>Inversions I-IV


Inversions I-IV

Four string quartets played live, video, record lacquers, ephemera

In a new series focusing on the cultural logic of reversal, artist and composer Scott Benzel inverts and arranges pop songs for string quartet in order to explore their unique origins in the cultural and experiential complexities of Los Angeles.

The score is to a piece of music what the plan is to an architectural site. A fundamental alteration of the score’s logic necessarily produces a change in the music. Inversion is such an alteration – a compositional effect achieved by literally turning the notes of a score upside down. Familiar melodies become recognizable but strange – a musical palindrome in the melodic and harmonic structures.

Some of the works chosen by Benzel for reinterpretation have contradiction and inversion built in: “Never Learn Not to Love” credited to Dennis Wilson of the Beach Boys and released on their Capitol Records album 20/20 was actually written by Charles Manson. Manson’s title for the song was “Cease to Exist”; it’s first line, “Cease to Exist, come and say you love me”, was altered by Wilson to “Cease to Resist, come and say you love me.” Wilson’s alterations reversed Manson’s nihilism into something like affirmation. Wilson’s title suggests the Hegelian “Negation of Negation” taken up by Horkheimer and Adorno in their (L.A. penned) critique of mass culture, The Dialectic of Enlightenment.

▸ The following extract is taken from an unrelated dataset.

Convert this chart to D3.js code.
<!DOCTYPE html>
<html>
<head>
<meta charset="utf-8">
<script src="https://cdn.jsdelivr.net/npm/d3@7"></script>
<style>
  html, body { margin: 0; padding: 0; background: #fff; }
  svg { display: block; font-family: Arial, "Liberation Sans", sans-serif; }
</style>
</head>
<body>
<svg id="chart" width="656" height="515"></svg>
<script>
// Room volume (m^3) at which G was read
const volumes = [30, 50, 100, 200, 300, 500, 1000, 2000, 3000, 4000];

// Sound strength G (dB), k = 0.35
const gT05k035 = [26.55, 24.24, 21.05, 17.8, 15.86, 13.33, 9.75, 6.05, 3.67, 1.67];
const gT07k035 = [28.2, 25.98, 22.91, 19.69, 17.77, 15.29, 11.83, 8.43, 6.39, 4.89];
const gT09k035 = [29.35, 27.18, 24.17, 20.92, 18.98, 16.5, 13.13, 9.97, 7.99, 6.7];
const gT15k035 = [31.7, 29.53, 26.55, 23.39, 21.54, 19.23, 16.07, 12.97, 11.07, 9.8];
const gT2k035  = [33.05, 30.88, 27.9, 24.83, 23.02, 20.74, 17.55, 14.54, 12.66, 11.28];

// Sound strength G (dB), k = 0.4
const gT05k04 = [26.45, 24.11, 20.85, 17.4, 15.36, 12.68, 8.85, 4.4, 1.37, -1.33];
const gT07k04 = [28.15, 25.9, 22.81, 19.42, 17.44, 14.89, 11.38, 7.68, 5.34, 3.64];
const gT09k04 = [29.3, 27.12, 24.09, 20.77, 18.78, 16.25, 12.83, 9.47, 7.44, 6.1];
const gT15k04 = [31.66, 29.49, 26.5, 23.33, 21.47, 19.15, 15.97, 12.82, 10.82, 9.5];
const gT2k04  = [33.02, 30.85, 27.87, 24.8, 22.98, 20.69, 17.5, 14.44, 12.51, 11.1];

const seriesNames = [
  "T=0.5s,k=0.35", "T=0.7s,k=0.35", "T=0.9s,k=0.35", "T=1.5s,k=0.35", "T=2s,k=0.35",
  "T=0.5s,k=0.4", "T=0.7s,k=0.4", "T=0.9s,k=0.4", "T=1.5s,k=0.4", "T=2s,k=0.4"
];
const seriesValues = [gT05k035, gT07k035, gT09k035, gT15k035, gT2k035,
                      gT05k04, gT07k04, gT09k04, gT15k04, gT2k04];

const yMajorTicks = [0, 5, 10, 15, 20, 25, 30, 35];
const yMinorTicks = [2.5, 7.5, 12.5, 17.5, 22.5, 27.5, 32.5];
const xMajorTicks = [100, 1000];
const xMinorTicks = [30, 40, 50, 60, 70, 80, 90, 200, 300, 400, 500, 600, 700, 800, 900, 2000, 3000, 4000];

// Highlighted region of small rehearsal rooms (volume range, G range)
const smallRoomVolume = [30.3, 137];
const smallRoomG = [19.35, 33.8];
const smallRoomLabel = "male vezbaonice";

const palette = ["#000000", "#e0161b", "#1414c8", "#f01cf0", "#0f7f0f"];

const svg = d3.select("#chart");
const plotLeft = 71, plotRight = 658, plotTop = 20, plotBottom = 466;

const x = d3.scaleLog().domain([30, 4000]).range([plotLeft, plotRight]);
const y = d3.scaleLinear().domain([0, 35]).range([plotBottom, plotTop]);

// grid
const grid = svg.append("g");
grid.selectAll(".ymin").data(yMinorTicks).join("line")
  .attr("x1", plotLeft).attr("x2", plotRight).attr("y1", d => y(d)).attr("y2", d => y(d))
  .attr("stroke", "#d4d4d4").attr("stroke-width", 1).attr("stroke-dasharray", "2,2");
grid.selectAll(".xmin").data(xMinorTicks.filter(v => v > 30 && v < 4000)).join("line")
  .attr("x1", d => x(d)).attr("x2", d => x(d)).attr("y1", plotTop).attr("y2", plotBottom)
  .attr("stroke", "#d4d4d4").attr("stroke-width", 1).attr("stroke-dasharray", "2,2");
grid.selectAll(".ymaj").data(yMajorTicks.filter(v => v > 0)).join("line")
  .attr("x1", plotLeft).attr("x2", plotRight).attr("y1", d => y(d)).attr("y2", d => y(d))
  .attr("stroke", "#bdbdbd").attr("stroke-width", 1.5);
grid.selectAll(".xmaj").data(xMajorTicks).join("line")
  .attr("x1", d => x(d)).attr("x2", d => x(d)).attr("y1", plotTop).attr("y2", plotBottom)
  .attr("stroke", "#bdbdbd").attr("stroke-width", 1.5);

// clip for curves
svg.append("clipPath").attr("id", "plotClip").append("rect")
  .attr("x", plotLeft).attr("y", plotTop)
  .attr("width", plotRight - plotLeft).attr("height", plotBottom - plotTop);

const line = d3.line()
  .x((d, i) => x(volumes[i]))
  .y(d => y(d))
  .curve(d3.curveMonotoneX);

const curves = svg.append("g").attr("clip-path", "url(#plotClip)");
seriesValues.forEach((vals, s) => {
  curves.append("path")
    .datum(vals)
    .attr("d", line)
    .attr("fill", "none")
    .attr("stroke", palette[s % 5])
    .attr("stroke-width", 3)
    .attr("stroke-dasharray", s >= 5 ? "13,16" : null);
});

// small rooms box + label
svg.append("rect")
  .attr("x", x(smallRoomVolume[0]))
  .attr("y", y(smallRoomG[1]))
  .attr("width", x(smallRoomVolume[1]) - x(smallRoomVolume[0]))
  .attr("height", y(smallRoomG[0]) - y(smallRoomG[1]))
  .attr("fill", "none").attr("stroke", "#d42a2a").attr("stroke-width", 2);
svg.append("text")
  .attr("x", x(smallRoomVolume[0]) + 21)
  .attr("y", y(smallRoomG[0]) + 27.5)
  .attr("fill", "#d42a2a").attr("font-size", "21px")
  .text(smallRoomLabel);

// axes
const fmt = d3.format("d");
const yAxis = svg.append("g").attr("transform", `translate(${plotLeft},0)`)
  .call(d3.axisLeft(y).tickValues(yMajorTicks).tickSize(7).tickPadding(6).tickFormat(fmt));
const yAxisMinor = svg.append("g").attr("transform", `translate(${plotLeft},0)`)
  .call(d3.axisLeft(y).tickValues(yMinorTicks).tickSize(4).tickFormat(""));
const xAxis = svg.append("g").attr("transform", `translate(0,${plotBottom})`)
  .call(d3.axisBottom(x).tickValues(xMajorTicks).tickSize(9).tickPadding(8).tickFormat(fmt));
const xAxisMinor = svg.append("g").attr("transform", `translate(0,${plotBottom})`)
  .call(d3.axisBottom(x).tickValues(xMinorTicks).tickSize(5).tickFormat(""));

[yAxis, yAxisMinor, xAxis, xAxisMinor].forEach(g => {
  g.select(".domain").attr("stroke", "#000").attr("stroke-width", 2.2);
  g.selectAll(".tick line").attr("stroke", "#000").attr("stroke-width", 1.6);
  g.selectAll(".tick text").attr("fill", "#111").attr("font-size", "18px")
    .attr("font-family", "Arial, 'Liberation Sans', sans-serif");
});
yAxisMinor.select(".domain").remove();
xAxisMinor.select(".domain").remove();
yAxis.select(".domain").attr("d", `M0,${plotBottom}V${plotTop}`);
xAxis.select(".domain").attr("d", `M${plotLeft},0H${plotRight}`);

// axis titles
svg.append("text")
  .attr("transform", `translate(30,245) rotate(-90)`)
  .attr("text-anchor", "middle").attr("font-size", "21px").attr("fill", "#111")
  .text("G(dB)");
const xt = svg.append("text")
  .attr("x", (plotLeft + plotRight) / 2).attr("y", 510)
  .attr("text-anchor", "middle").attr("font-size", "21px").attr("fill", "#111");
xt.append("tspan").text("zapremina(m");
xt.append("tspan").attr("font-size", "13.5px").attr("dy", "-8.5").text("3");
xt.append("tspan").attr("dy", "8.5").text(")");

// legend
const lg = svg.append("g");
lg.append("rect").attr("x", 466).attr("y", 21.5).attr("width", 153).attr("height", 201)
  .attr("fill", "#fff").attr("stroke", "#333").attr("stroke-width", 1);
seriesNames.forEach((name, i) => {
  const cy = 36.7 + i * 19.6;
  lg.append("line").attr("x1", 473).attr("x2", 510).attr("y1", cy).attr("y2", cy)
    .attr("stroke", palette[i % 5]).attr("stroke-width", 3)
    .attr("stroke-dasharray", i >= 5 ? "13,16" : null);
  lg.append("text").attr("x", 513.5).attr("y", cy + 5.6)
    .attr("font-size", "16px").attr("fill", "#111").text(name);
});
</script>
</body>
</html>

Benzel accompanies the string quartets with inverted videos of sites tied to these histories: the Capitol Records building’s famous spire becomes a knife or a record stylus. The L.A basin at night becomes an alien mothership – reflecting the night a young Steven Spielberg lay stoned and upside down on the hood of his car looking out on the lights of Los Angeles. From his view, the city appeared as a massive spaceship, an experience that initiated conception of what would later become ‘Close Encounters’.

Finally, the mass production and distribution processes of the recording industry are inverted. Benzel presses recordings resulting from the quartet’s rehearsals into one-of-a-kind lacquers that consequently deteriorate each time they are played.

Scott Benzel is an artist and composer living and working in Los Angeles. His visual and sound-based artwork has been shown at The Museum of Contemporary Art, Los Angeles (in collaboration with Sam Durant and Tom Recchion), Art Basel: Statements (in collaboration with Andrea Bowers), The Santa Monica Museum of Art, Santa Monica, CA, The Western Front, Vancouver, BC, Track 16, Los Angeles, Mandrake, Los Angeles, and Performa 09, New York (in collaboration with Mike Kelley). He has collaborated with Mike Kelley on the soundtracks to Kelley’s installations Day is Done at Gagosian, New York, Profondeurs Vertes at the Louvre, Paris, and Kelley and Michael Smith’s A Voyage of Growth and Discovery at the Sculpture Center in New York.  MFA 2001 California Institute of the Arts, BA 1995 University of Arizona.